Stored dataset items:
----------------------------------------

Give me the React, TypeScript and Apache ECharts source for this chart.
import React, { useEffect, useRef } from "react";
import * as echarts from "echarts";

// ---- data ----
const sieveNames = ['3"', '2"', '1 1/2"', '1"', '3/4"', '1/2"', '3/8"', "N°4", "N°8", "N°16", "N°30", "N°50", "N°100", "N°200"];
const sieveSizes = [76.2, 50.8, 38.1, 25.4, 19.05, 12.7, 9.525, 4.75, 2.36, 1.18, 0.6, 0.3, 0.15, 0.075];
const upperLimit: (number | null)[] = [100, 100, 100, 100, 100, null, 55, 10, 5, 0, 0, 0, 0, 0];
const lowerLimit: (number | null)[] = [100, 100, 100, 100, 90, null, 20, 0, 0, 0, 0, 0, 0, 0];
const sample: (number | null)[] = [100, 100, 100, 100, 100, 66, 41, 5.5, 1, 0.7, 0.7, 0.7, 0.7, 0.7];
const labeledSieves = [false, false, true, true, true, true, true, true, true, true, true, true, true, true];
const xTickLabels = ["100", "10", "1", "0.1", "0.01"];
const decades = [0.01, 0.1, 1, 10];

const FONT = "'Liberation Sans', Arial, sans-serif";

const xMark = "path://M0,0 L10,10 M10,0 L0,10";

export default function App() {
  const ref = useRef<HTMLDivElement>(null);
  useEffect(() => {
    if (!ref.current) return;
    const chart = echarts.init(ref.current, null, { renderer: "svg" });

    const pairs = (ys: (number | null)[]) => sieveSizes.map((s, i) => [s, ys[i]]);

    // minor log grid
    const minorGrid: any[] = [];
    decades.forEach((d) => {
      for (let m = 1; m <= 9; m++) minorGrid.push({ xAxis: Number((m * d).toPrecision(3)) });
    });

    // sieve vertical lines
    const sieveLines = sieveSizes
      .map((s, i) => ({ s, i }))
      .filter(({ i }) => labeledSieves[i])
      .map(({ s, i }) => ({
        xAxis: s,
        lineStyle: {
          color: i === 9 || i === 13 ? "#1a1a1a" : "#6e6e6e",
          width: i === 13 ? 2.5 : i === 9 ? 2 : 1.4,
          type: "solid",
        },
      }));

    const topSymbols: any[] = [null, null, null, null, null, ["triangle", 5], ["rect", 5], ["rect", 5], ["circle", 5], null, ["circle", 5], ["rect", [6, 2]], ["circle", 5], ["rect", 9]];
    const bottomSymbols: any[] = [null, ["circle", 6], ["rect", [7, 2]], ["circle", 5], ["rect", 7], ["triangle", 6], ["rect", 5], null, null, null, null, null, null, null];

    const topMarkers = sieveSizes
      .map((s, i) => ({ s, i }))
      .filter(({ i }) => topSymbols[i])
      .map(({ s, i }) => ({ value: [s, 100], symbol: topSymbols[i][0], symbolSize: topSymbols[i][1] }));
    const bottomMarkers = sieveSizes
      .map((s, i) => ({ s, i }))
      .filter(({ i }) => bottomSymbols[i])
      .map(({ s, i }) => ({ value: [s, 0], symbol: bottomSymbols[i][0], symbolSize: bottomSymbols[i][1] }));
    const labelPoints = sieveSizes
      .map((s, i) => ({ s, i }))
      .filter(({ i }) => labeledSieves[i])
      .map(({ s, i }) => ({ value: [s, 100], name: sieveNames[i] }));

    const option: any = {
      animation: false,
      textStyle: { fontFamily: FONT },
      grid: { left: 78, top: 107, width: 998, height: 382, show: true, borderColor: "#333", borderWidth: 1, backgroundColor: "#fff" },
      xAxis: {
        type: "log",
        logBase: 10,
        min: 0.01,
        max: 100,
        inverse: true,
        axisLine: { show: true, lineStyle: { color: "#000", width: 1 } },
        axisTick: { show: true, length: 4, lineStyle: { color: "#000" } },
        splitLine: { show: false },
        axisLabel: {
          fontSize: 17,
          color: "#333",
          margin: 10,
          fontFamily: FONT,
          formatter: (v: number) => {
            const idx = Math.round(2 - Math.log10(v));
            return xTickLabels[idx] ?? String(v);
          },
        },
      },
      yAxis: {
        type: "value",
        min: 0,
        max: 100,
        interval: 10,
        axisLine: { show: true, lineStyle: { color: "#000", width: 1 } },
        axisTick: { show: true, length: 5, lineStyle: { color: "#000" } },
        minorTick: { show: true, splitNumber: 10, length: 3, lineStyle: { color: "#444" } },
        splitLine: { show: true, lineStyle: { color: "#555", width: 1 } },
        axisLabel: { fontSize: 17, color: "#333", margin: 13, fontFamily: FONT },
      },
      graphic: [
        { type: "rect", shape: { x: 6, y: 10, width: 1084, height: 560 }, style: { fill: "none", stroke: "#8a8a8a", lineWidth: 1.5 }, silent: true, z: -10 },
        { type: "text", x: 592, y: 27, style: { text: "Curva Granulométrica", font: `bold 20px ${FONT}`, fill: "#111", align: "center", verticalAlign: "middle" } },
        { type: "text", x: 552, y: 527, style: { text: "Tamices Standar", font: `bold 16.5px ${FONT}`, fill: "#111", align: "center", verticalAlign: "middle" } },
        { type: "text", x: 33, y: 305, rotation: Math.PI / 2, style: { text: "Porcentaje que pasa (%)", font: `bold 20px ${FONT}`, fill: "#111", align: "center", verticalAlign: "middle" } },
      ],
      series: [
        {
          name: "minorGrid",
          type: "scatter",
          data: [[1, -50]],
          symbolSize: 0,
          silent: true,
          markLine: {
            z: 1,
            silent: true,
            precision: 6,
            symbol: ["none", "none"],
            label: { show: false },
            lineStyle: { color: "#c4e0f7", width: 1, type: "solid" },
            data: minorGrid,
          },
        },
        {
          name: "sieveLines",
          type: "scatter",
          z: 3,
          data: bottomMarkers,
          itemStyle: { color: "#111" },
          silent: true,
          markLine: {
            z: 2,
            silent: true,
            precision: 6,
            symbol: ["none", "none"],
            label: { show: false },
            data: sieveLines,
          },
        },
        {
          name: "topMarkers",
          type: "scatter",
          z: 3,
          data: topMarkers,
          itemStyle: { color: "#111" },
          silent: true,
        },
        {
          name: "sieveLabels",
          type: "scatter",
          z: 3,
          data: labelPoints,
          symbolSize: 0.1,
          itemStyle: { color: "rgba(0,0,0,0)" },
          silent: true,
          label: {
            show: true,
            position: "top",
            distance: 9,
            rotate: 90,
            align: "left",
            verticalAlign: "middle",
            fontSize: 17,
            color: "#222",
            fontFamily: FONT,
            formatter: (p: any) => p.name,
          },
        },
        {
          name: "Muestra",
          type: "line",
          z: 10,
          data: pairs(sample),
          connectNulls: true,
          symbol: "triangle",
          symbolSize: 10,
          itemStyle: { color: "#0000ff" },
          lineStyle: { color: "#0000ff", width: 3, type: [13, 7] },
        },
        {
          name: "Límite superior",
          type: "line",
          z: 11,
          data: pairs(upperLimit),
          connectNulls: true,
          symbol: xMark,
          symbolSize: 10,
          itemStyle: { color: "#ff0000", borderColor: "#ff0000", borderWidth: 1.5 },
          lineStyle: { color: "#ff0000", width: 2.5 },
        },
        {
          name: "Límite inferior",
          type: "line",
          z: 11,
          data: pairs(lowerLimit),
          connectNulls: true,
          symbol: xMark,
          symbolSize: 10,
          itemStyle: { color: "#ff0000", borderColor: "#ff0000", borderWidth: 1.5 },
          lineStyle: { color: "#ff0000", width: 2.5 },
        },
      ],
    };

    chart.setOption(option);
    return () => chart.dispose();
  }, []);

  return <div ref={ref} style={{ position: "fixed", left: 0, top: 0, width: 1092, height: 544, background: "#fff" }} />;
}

----------------------------------------

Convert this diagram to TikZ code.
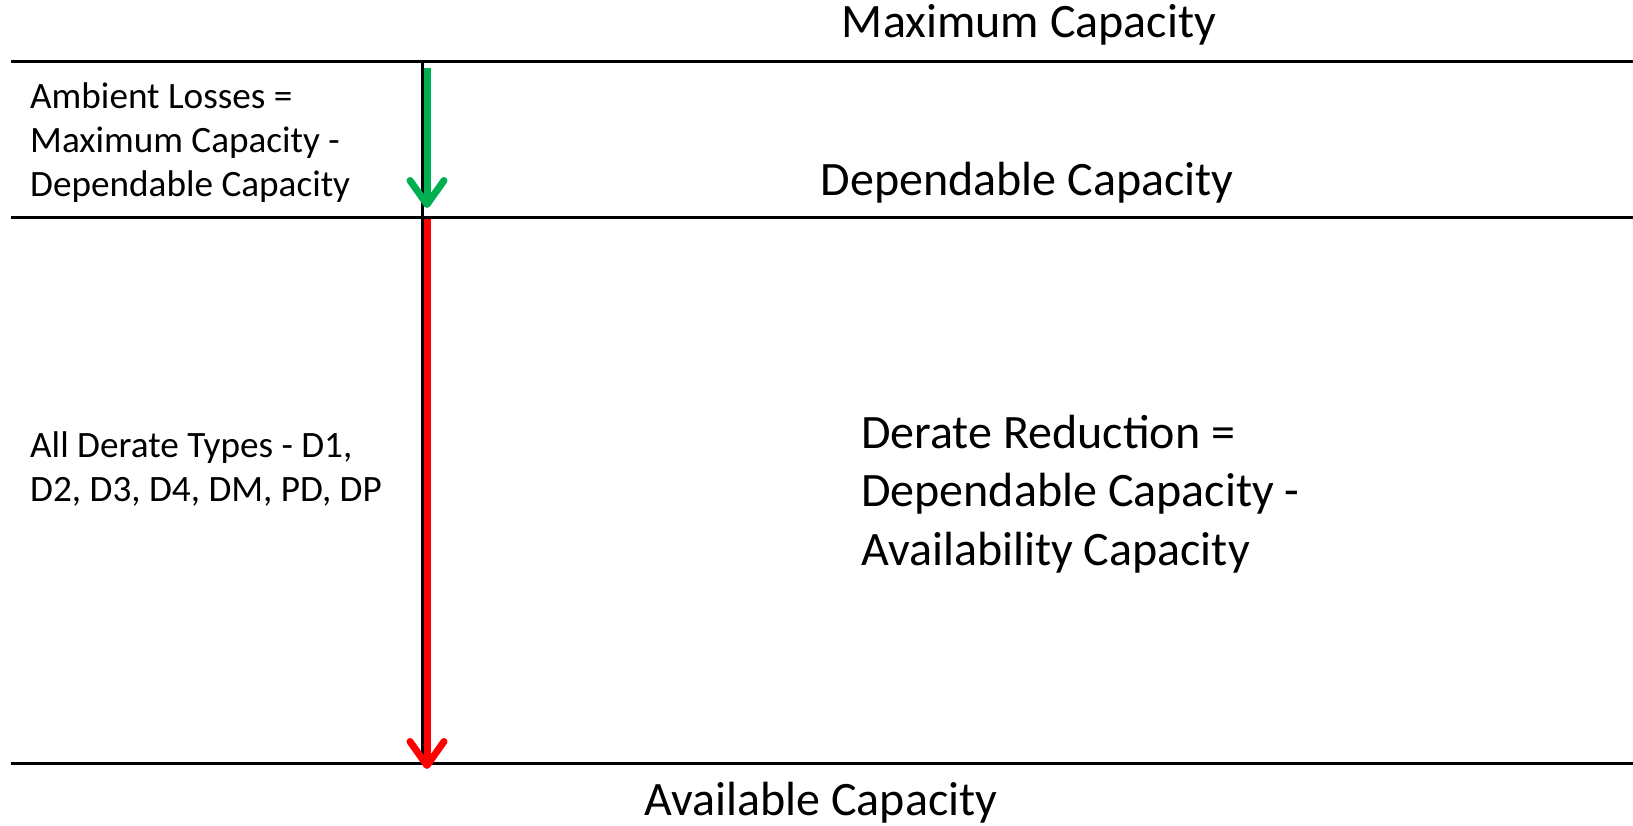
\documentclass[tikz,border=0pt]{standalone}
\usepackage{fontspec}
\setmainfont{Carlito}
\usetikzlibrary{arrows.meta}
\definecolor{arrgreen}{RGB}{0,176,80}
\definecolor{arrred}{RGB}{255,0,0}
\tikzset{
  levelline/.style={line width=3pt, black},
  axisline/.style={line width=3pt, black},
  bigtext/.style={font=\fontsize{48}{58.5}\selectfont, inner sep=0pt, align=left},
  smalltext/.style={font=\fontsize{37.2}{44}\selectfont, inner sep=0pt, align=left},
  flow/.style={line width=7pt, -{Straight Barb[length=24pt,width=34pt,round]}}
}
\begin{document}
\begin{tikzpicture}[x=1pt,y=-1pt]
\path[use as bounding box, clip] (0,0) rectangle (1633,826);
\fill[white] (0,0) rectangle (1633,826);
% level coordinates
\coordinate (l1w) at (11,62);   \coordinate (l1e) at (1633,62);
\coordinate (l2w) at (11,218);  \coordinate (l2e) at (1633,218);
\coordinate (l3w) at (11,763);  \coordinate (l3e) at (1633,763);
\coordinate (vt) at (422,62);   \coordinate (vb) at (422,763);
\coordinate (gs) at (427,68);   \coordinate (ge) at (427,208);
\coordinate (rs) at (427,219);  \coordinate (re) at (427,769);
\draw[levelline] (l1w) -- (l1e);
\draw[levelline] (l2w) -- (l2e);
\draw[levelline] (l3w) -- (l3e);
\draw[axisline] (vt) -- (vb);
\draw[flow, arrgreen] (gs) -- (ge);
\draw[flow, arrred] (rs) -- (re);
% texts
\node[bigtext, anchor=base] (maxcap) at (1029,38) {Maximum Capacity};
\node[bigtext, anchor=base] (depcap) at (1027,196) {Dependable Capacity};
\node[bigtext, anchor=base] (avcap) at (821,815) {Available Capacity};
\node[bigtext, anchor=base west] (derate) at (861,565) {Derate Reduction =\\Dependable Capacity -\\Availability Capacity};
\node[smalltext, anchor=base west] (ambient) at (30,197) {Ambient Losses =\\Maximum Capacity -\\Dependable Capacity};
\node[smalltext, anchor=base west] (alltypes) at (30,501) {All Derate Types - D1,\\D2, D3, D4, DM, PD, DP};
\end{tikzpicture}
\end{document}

----------------------------------------

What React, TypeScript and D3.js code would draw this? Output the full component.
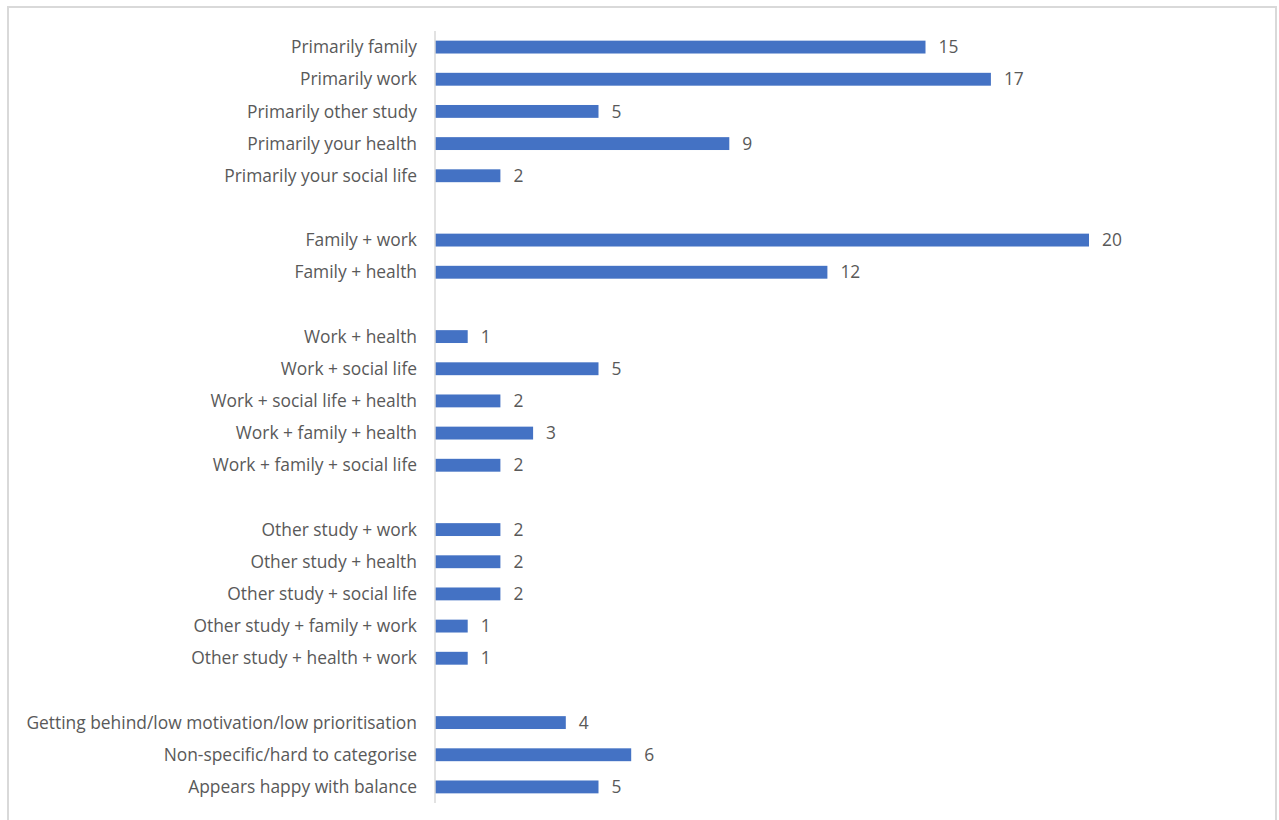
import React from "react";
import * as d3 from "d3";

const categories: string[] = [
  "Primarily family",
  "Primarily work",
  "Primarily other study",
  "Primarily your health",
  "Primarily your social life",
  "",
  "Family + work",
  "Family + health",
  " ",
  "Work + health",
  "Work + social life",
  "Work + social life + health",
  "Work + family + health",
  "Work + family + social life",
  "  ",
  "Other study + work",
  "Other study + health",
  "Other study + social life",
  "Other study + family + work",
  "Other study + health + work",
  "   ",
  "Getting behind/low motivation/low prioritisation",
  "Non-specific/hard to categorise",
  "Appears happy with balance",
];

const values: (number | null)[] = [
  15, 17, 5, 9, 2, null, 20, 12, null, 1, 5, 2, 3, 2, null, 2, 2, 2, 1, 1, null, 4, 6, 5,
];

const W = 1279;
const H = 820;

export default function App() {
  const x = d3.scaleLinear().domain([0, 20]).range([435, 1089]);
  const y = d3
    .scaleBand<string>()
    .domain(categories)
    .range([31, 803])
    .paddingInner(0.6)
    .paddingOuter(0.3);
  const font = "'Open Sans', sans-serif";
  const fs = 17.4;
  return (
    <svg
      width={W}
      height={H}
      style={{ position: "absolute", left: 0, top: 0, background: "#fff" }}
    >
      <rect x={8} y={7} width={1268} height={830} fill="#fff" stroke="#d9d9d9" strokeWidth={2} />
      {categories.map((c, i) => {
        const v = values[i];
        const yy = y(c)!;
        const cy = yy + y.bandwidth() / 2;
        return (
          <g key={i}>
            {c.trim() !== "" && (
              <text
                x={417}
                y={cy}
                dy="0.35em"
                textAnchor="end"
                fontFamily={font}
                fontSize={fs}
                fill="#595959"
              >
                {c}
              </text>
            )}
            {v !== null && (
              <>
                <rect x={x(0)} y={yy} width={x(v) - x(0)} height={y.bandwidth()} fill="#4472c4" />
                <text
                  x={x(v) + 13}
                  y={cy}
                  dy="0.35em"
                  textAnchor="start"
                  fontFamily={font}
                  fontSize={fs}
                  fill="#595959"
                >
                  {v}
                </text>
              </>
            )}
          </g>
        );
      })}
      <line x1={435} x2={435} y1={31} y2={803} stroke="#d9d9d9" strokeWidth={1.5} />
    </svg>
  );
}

----------------------------------------

**Aim:**
From the records above, copy only the lines running from the line containing "What React, TypeScript" to the line containing "const H = 820;", both ends included. Leave the pictures out.

**Exercise response:**
What React, TypeScript and D3.js code would draw this? Output the full component.
import React from "react";
import * as d3 from "d3";

const categories: string[] = [
  "Primarily family",
  "Primarily work",
  "Primarily other study",
  "Primarily your health",
  "Primarily your social life",
  "",
  "Family + work",
  "Family + health",
  " ",
  "Work + health",
  "Work + social life",
  "Work + social life + health",
  "Work + family + health",
  "Work + family + social life",
  "  ",
  "Other study + work",
  "Other study + health",
  "Other study + social life",
  "Other study + family + work",
  "Other study + health + work",
  "   ",
  "Getting behind/low motivation/low prioritisation",
  "Non-specific/hard to categorise",
  "Appears happy with balance",
];

const values: (number | null)[] = [
  15, 17, 5, 9, 2, null, 20, 12, null, 1, 5, 2, 3, 2, null, 2, 2, 2, 1, 1, null, 4, 6, 5,
];

const W = 1279;
const H = 820;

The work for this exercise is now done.